Wednesday, 19 May 2010

Iranian teams train on S-300 interceptors at Russian bases

MOSSADfile:

While joining the US in backing a softened UN Security Council sanctions package against Iran, Tuesday, May 18, Moscow is reported by debkafile's military sources as surreptitiously training Iranian Revolutionary Guards crews at Russian bases to operate the advanced S-300 interceptor-missile systems, which are capable of fending off a potential US or Israel attack on Iran's nuclear facilities.

UN sources disclose that the new sanctions motion - in its present diluted form - does not expressly forbid the consignment of this weapon to Iran.

Moscow is withholding them from Tehran for now, keeping the promise prime minister Vladimir Putin gave President Barack Obama. But if and when the weapons are delivered, Iran will have trained crews ready to operate them.

In their push to develop military ties with Iran and its allies, the Russians earlier this month also agreed to sell Syria MiG-29 fighter jets, Pantsyr short-range air defense systems and armored vehicles in a major arms transaction.

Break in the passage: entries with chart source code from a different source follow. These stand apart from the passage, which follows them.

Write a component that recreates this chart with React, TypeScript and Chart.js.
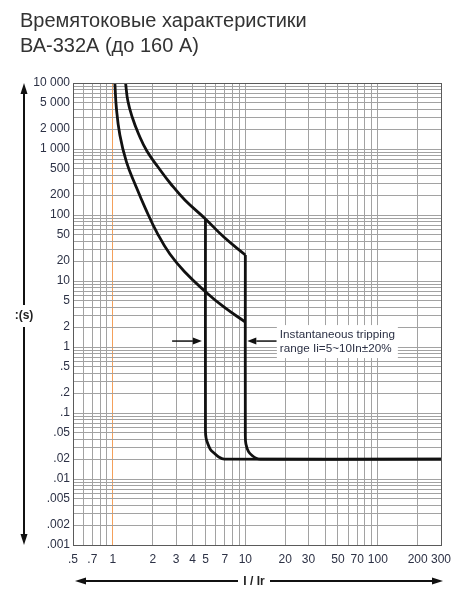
import React, { useEffect, useRef } from "react";
import { Chart, registerables } from "chart.js";

Chart.register(...registerables);

// ---------- data ----------
const xGridValues = [0.5, 0.6, 0.7, 0.8, 0.9, 1, 2, 3, 4, 5, 6, 7, 8, 9, 10, 20, 30, 40, 50, 60, 70, 80, 90, 100, 200, 300];
const xTickValues = [0.5, 0.7, 1, 2, 3, 4, 5, 7, 10, 20, 30, 50, 70, 100, 200, 300];
const xTickLabels = [".5", ".7", "1", "2", "3", "4", "5", "7", "10", "20", "30", "50", "70", "100", "200", "300"];

const yGridValues = [
  0.001, 0.002, 0.003, 0.004, 0.005, 0.006, 0.007, 0.008, 0.009,
  0.01, 0.02, 0.03, 0.04, 0.05, 0.06, 0.07, 0.08, 0.09,
  0.1, 0.2, 0.3, 0.4, 0.5, 0.6, 0.7, 0.8, 0.9,
  1, 2, 3, 4, 5, 6, 7, 8, 9,
  10, 20, 30, 40, 50, 60, 70, 80, 90,
  100, 200, 300, 400, 500, 600, 700, 800, 900,
  1000, 2000, 3000, 4000, 5000, 6000, 7000, 8000, 9000,
  10000,
];
const yTickValues = [10000, 5000, 2000, 1000, 500, 200, 100, 50, 20, 10, 5, 2, 1, 0.5, 0.2, 0.1, 0.05, 0.02, 0.01, 0.005, 0.002, 0.001];
const yTickLabels = ["10 000", "5 000", "2 000", "1 000", "500", "200", "100", "50", "20", "10", "5", "2", "1", ".5", ".2", ".1", ".05", ".02", ".01", ".005", ".002", ".001"];

// lower (fast) thermal curve
const lowerCurveX = [1.035, 1.063, 1.129, 1.264, 1.479, 1.759, 2.167, 2.693, 3.495, 5, 6.88, 10];
const lowerCurveY = [10000, 4181, 1630, 643, 285, 126, 52.8, 25.6, 13.7, 6.89, 4.04, 2.39];

// upper (slow) thermal curve
const upperCurveX = [1.247, 1.298, 1.403, 1.563, 1.806, 2.205, 2.74, 3.495, 5, 6.88, 10];
const upperCurveY = [10000, 5337, 3000, 1687, 933, 525, 295, 169, 87, 46.4, 24.8];

// instantaneous trip at 5 x Ir
const inst5X = [5, 5, 5.05, 5.2, 5.45, 5.83, 6.3, 6.94, 300];
const inst5Y = [87, 0.055, 0.042, 0.0346, 0.028, 0.0245, 0.0215, 0.02, 0.02];

// instantaneous trip at 10 x Ir
const inst10X = [10, 10, 10.1, 10.57, 11.3, 12.2, 13, 300];
const inst10Y = [24.8, 0.045, 0.034, 0.026, 0.0225, 0.0205, 0.02, 0.02];

// annotation
const noteLines = ["Instantaneous tripping", "range Ii=5~10In±20%"];
const arrowLeftX = [2.8, 4.7];
const arrowRightX = [17.2, 10.35];
const arrowY = 1.23;
const noteX = 17.3;

const FONT = '"Liberation Sans", Arial, Helvetica, sans-serif';
const GRID = "#a2a2a2";
const ORANGE = "#f4a05a";
const LABEL = "#2c3145";

function pts(xs: number[], ys: number[]) {
  return xs.map((x, i) => ({ x, y: ys[i] }));
}

function labelFor(values: number[], labels: string[], v: number) {
  const i = values.findIndex((t) => Math.abs(Math.log10(t) - Math.log10(v)) < 1e-6);
  return i >= 0 ? labels[i] : "";
}

function drawArrow(ctx: CanvasRenderingContext2D, x1: number, y1: number, x2: number, y2: number, len: number, half: number, lw: number) {
  const ang = Math.atan2(y2 - y1, x2 - x1);
  const bx = x2 - Math.cos(ang) * len;
  const by = y2 - Math.sin(ang) * len;
  ctx.beginPath();
  ctx.lineWidth = lw;
  ctx.moveTo(x1, y1);
  ctx.lineTo(bx, by);
  ctx.stroke();
  ctx.beginPath();
  ctx.moveTo(x2, y2);
  ctx.lineTo(bx + Math.sin(ang) * half, by - Math.cos(ang) * half);
  ctx.lineTo(bx - Math.sin(ang) * half, by + Math.cos(ang) * half);
  ctx.closePath();
  ctx.fill();
}

const decorPlugin = {
  id: "decor",
  afterDraw(chart: any) {
    const ctx: CanvasRenderingContext2D = chart.ctx;
    const a = chart.chartArea;
    const xs = chart.scales.x;
    const ys = chart.scales.y;
    ctx.save();
    // plot border
    ctx.strokeStyle = "#5a5a5a";
    ctx.lineWidth = 1;
    ctx.strokeRect(Math.round(a.left) + 0.5, Math.round(a.top) + 0.5, Math.round(a.right - a.left), Math.round(a.bottom - a.top));

    // annotation box and text
    const nx = xs.getPixelForValue(noteX);
    const ay = ys.getPixelForValue(arrowY);
    ctx.fillStyle = "#ffffff";
    ctx.fillRect(nx, ay - 16, 121, 33);
    ctx.fillStyle = LABEL;
    ctx.font = `11.7px ${FONT}`;
    ctx.textBaseline = "alphabetic";
    ctx.textAlign = "left";
    ctx.fillText(noteLines[0], nx + 3, ay - 3);
    ctx.fillText(noteLines[1], nx + 3, ay + 11);

    // annotation arrows
    ctx.strokeStyle = "#111";
    ctx.fillStyle = "#111";
    drawArrow(ctx, xs.getPixelForValue(arrowLeftX[0]), ay, xs.getPixelForValue(arrowLeftX[1]), ay, 9, 3.5, 1.5);
    drawArrow(ctx, xs.getPixelForValue(arrowRightX[0]), ay, xs.getPixelForValue(arrowRightX[1]), ay, 9, 3.5, 1.5);

    // y axis arrow and title
    const ax = 24;
    const midY = 316;
    drawArrow(ctx, ax, midY - 11, ax, a.top, 11, 3.5, 2);
    drawArrow(ctx, ax, midY + 11, ax, a.bottom, 11, 3.5, 2);
    ctx.fillStyle = "#222";
    ctx.font = `bold 12px ${FONT}`;
    ctx.textAlign = "center";
    ctx.textBaseline = "middle";
    ctx.fillText(":(s)", ax, midY);

    // x axis arrow and title
    const yArr = 581;
    const midX = 254;
    ctx.fillStyle = "#111";
    drawArrow(ctx, midX - 16, yArr, a.left + 2, yArr, 11, 3.5, 2);
    drawArrow(ctx, midX + 16, yArr, a.right + 2, yArr, 11, 3.5, 2);
    ctx.fillStyle = "#222";
    ctx.fillText("I / Ir", midX, yArr + 1);
    ctx.restore();
  },
};

const lineStyle = {
  borderColor: "#111",
  borderWidth: 2.8,
  pointRadius: 0,
  fill: false,
  showLine: true,
};

export default function App() {
  const ref = useRef<HTMLCanvasElement | null>(null);

  useEffect(() => {
    if (!ref.current) return;
    const chart = new Chart(ref.current, {
      type: "line",
      data: {
        datasets: [
          { ...lineStyle, data: pts(lowerCurveX, lowerCurveY), tension: 0.45 },
          { ...lineStyle, data: pts(upperCurveX, upperCurveY), tension: 0.45 },
          { ...lineStyle, data: pts(inst5X, inst5Y), tension: 0.3 },
          { ...lineStyle, data: pts(inst10X, inst10Y), tension: 0.3 },
        ],
      },
      options: {
        animation: false,
        responsive: false,
        devicePixelRatio: 1,
        layout: { padding: { top: 83, right: 29, bottom: 0, left: 0 } },
        plugins: { legend: { display: false }, tooltip: { enabled: false }, title: { display: false } },
        scales: {
          x: {
            type: "logarithmic",
            min: 0.5,
            max: 300,
            position: "bottom",
            afterBuildTicks: (s: any) => {
              s.ticks = xGridValues.map((v) => ({ value: v }));
            },
            afterFit: (s: any) => {
              s.height = 55;
            },
            grid: {
              color: (c: any) => (c.tick && Math.abs(c.tick.value - 1) < 1e-9 ? ORANGE : GRID),
              lineWidth: 1,
              drawTicks: false,
            },
            border: { display: true, color: "#5a5a5a" },
            ticks: {
              autoSkip: false,
              maxRotation: 0,
              minRotation: 0,
              padding: 7,
              color: LABEL,
              font: { family: FONT, size: 12 },
              callback: (v: any) => labelFor(xTickValues, xTickLabels, Number(v)),
            },
          },
          y: {
            type: "logarithmic",
            min: 0.001,
            max: 10000,
            position: "left",
            afterBuildTicks: (s: any) => {
              s.ticks = yGridValues.map((v) => ({ value: v }));
            },
            afterFit: (s: any) => {
              s.width = 73;
            },
            grid: { color: GRID, lineWidth: 1, drawTicks: false },
            border: { display: true, color: "#5a5a5a" },
            ticks: {
              autoSkip: false,
              padding: 3,
              color: LABEL,
              font: { family: FONT, size: 12 },
              callback: (v: any) => labelFor(yTickValues, yTickLabels, Number(v)),
            },
          },
        },
      },
      plugins: [decorPlugin],
    } as any);
    return () => chart.destroy();
  }, []);

  return (
    <div style={{ position: "absolute", left: 0, top: 0, width: 470, height: 600, background: "#fff" }}>
      <div
        style={{
          position: "absolute",
          left: 20,
          top: 8,
          font: `20px ${FONT}`,
          lineHeight: "25px",
          color: "#333",
          whiteSpace: "nowrap",
        }}
      >
        Времятоковые характеристики
        <br />
        ВА-332А (до 160 А)
      </div>
      <canvas ref={ref} width={470} height={600} style={{ display: "block", width: 470, height: 600 }} />
    </div>
  );
}
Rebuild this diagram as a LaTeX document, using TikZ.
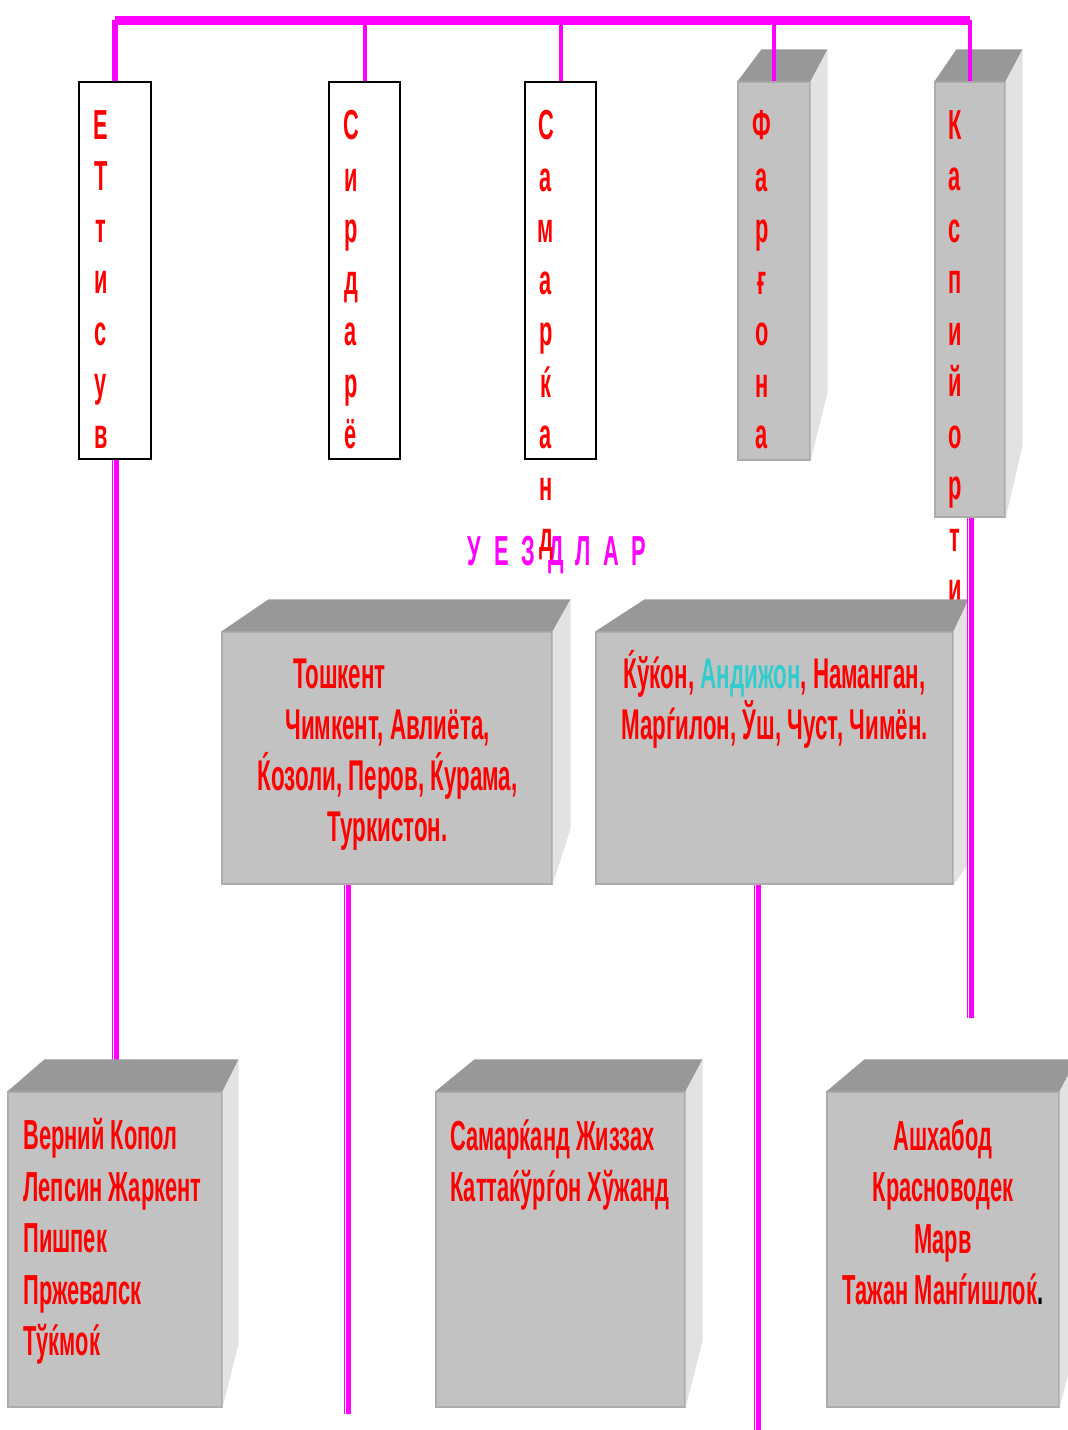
\documentclass[tikz,border=0pt]{standalone}
\usepackage{fontspec}
\newfontfamily\uzfont{Liberation Sans}[FakeStretch=0.52]
\usetikzlibrary{fit}
\definecolor{uzmagenta}{RGB}{255,0,255}
\definecolor{frontgray}{RGB}{194,194,194}
\definecolor{topgray}{RGB}{152,152,152}
\definecolor{sidegray}{RGB}{226,226,226}
\definecolor{edgegray}{RGB}{172,172,172}
\definecolor{andcyan}{RGB}{51,204,204}
\tikzset{
  hdr/.style={draw=black, line width=.8pt, fill=white, inner sep=0pt},
  slab/.style={fill=frontgray, draw=edgegray, line width=.6pt, inner sep=0pt},
  bus/.style={draw=uzmagenta, line width=4.5pt},
  drop/.style={draw=uzmagenta, line width=2pt},
  feed/.style={draw=uzmagenta, line width=3.5pt, postaction={draw=white, line width=.6pt, transform canvas={xshift=-.6pt}}},
  vword/.style={text=red, align=center, anchor=north, inner sep=0pt, font=\uzfont\bfseries\fontsize{21}{25.75}\selectfont},
  uezd/.style={text=uzmagenta, anchor=base, inner sep=0pt, font=\uzfont\bfseries\fontsize{21}{25}\selectfont},
  cityC/.style={text=red, align=center, anchor=north, inner sep=0pt, font=\uzfont\bfseries\fontsize{21.5}{25.5}\selectfont},
  cityL/.style={text=red, align=left, anchor=north west, inner sep=0pt, font=\uzfont\bfseries\fontsize{21}{25.75}\selectfont},
  cityB/.style={cityL, align=center, anchor=north}
}
\begin{document}
\begin{tikzpicture}[x=.5pt, y=-.5pt, line cap=butt]
	% 3D faces: #1 node, #2/#3 top shift of left/right corner, #4 rise of side bottom
	\def\prism#1#2#3#4{
		\fill[topgray] (#1.north west) -- ([shift={(#2,-32)}]#1.north west) -- ([shift={(#3,-32)}]#1.north east) -- (#1.north east) -- cycle;
		\fill[sidegray] (#1.north east) -- ([shift={(#3,-32)}]#1.north east) -- ([shift={(#3,#4)}]#1.south east) -- (#1.south east) -- cycle;}
	\useasboundingbox (0,0) rectangle (1068,1430);
	\clip (0,0) rectangle (1068,1430);
	% oblast headers
	\node[hdr, fit={(79,82)(151,459)}] (ettisuv) {};
	\node[hdr, fit={(329,82)(400,459)}] (sirdaryo) {};
	\node[hdr, fit={(525,82)(596,459)}] (samarqand) {};
	\node[slab, fit={(738,82)(810,460)}] (fargona) {};
	\node[slab, fit={(935,82)(1005,517)}] (kaspiy) {};
	\prism{fargona}{24}{17}{-68}
	\prism{kaspiy}{22}{17}{-72}
	% bus
	\coordinate (busL) at (115,20);
	\coordinate (busR) at (970,20);
	\draw[bus] (busL) -- (busR);
	\draw[drop, line width=2.75pt] (ettisuv.north) -- (ettisuv.north |- busL);
	\draw[drop, line width=2.25pt] (kaspiy.north) -- (kaspiy.north |- busR);
	\foreach \n in {sirdaryo, samarqand, fargona} \draw[drop] (\n.north) -- (\n.north |- busL);
	% title
	\foreach \l [count=\i from 0] in {У,Е,З,Д,Л,А,Р} \node[uezd] (uezd\i) at ({474+27.4*\i},565) {\l};
	% vertical names
	\node[vword] (ettisuvT) at (101,110) {Е\\Т\\т\\и\\с\\у\\в};
	\node[vword] (sirdaryoT) at (351,110) {С\\и\\р\\д\\а\\р\\ё};
	\node[vword] (samarqandT) at (546,110) {С\\а\\м\\а\\р\\ќ\\а\\н\\д};
	\node[vword] (fargonaT) at (762,110) {Ф\\а\\р\\ғ\\о\\н\\а};
	\node[vword] (kaspiyT) at (955,110) {К\\а\\с\\п\\и\\й\\о\\р\\т\\и};
	% feeders
	\coordinate (ettEnd) at (115,1065);
	\coordinate (sirEnd) at (347,1414);
	\coordinate (ferEnd) at (757,1430);
	\coordinate (kasEnd) at (970,1018);
	\draw[feed] (ettisuv.south) -- (ettEnd);
	% uezd boxes, middle row
	\node[slab, fit={(222,632)(552,884)}] (toshkent) {};
	\node[slab, fit={(596,632)(953,884)}] (qoqon) {};
	\prism{toshkent}{47}{18}{-56}
	\prism{qoqon}{49}{15}{-21}
	\draw[feed] (sirEnd |- toshkent.south) -- (sirEnd);
	\draw[feed] (ferEnd |- qoqon.south) -- (ferEnd);
	\draw[feed] (kaspiy.south) -- (kasEnd);
	\node[cityC] (toshkentT) at (387.5,659) {Тошкент\hspace*{48pt}\\Чимкент, Авлиёта,\\Ќозоли, Перов, Ќурама,\\Туркистон.};
	\node[cityC] (qoqonT) at (774.5,650) {Ќўќон, \textcolor{andcyan}{Андижон}, Наманган,\\Марѓилон, Ўш, Чуст, Чимён.};
	% uezd boxes, bottom row
	\node[slab, fit={(8,1092)(222,1407)}] (vernyi) {};
	\node[slab, fit={(436,1092)(685,1407)}] (samBox) {};
	\node[slab, fit={(827,1092)(1059,1407)}] (ashBox) {};
	\prism{vernyi}{37}{16}{-64}
	\prism{samBox}{39}{17}{-67}
	\prism{ashBox}{38}{17}{-65}
	\node[cityL] (vernyiT) at (23,1118) {Верний Копол\\Лепсин Жаркент\\Пишпек\\Пржевалск\\Тўќмоќ};
	\node[cityL] (samT) at (450,1119) {Самарќанд Жиззах\\Каттаќўрѓон Хўжанд};
	\node[cityB] (ashT) at (943,1119) {Ашхабод\\Красноводек\\Марв\\Тажан Манѓишлоќ\textcolor{black}{.}};
\end{tikzpicture}
\end{document}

Washington and Jerusalem have known about the presence of IRGC S-300 missile crews at Russian training bases since early May. But when Israeli president Shimon Peres raised the issue during his talks with President Dmitry Medvedev in Moscow on May 9, he was told sharply that neither Israel nor any other government is entitled to tell Russia to whom it may give military assistance.

And when US diplomats in New York and Moscow were instructed to ask their opposite numbers whether the training program augured the shipment of the interceptors to Iran, notwithstanding Putin's promise, they were greeted with deafening silence.

On May 11, the White House was worried enough to send the president's nuclear adviser to tell reporters: "The United States has made clear to Russia that delivering a promised advance air defense system to Iran would have serious implications on US-Russian relations."

This was the sternest admonition for Moscow to be heard ever from an Obama spokesman. This time, the Russians responded with equal abrasiveness. Foreign minister Sergey Lavrov, who was with President Medvedev in Ankara at the time, shot back: Moscow needs "no advice from across the ocean" about the sale of the S-300.

These less-than-diplomatic exchanges aside, the fact remains that Moscow's consent to start training Iranian missile crews has strengthened Tehran's hopes of the interceptors' early delivery. The Iranians are even more encouraged by the success of the Russian-Chinese bid to delete from the UN sanctions draft any substantial expansion of the standing international arms embargo that might apply to the sophisticated S-300 anti-missile, anti-air system.